The simulation can be conducted as below. First, the individual functions simulate iid normal “returns” matrix for given dimensions T and N. Next, optimal weights are computed using either the variance-covariance matrix or the Ledoit-Wolf shrinkage equivalent. If you want to generate results that can be replicated, use the function set.seed(). It takes any integer as input and ensures that whoever runs this code afterward retrieves the same random numbers within the simulation. Otherwise (or if you change “2023” to an arbitrary other value), there will be some variation in the results because of the random sampling of returns.

set.seed(2023)

generate_returns <- function(T, N) matrix(rnorm(T * N), nc = N)

# Minimum variance portfolio weights
compute_mvp_sample <- function(mat){
  w <- solve(cov(mat))%*% rep(1,ncol(mat))
  return(w/sum(w))
}
compute_mvp_lw <- function(mat){
  w <- solve(compute_ledoit_wolf(mat))%*% rep(1,ncol(mat))
  return(w/sum(w))
}

eval_weight <- function(w) length(w)^2 * sum((w - 1/length(w))^2)

Note that I evaluate weights based on the squared deviations from the naive portfolio (the minimum variance portfolio in the case of iid returns). The scaling length(w)^2 is just there to penalize larger dimensions harder.

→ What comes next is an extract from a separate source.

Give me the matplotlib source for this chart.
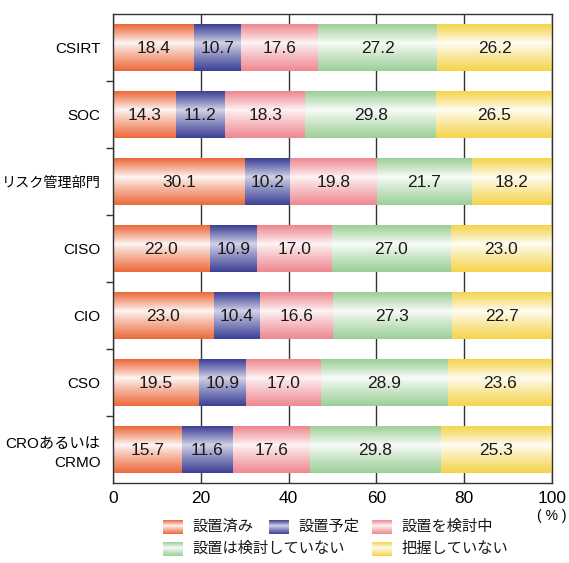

simulation <- function(T = 100, N = 70){
  simulation_rounds <- 50 
  tmp <- matrix(NA, nc = 2, nr = simulation_rounds)
  for(i in 1:simulation_rounds){
    mat <- generate_returns(T, N)
    w_lw <- compute_mvp_lw(mat)
    if(N < T) w_sample <- compute_mvp_sample(mat)
    if(N >= T) w_sample <- rep(NA, N)
    tmp[i, 1] <- eval_weight(w_lw)
    tmp[i, 2] <- eval_weight(w_sample)
  }
  tibble(model = c("Shrinkage", "Sample"), error = colMeans(tmp), N = N, T = T)
}

result <- bind_rows(simulation(100, 60),
                    simulation(100, 70),
                    simulation(100, 80),
                    simulation(100, 90),
                    simulation(100, 100),
                    simulation(100, 150))

result |> 
  pivot_wider(names_from = model, values_from = error) |>
  knitr::kable(digits = 2, "pipe")

N	T	Shrinkage	Sample
60	100	1.30	89.59
70	100	1.51	164.15
80	100	1.60	305.91
90	100	1.99	874.19
100	100	2.23	NA
150	100	3.29	NA

The results show a couple of interesting results: First, the sample variance-covariance matrix breaks down if \(N > T\) - no unique minimum variance portfolio anymore. On the contrary, Ledoit-Wolf-like shrinkage retains the positive definiteness of the estimator even if \(N > T\). Further, the (scaled) mean-squared error of the portfolio weights relative to the theoretically optimal naive portfolio is way smaller for the Shrinkage version. Although the variance-covariance estimator is biased, the variance of the estimator is reduced substantially and thus provides more robust portfolio weights.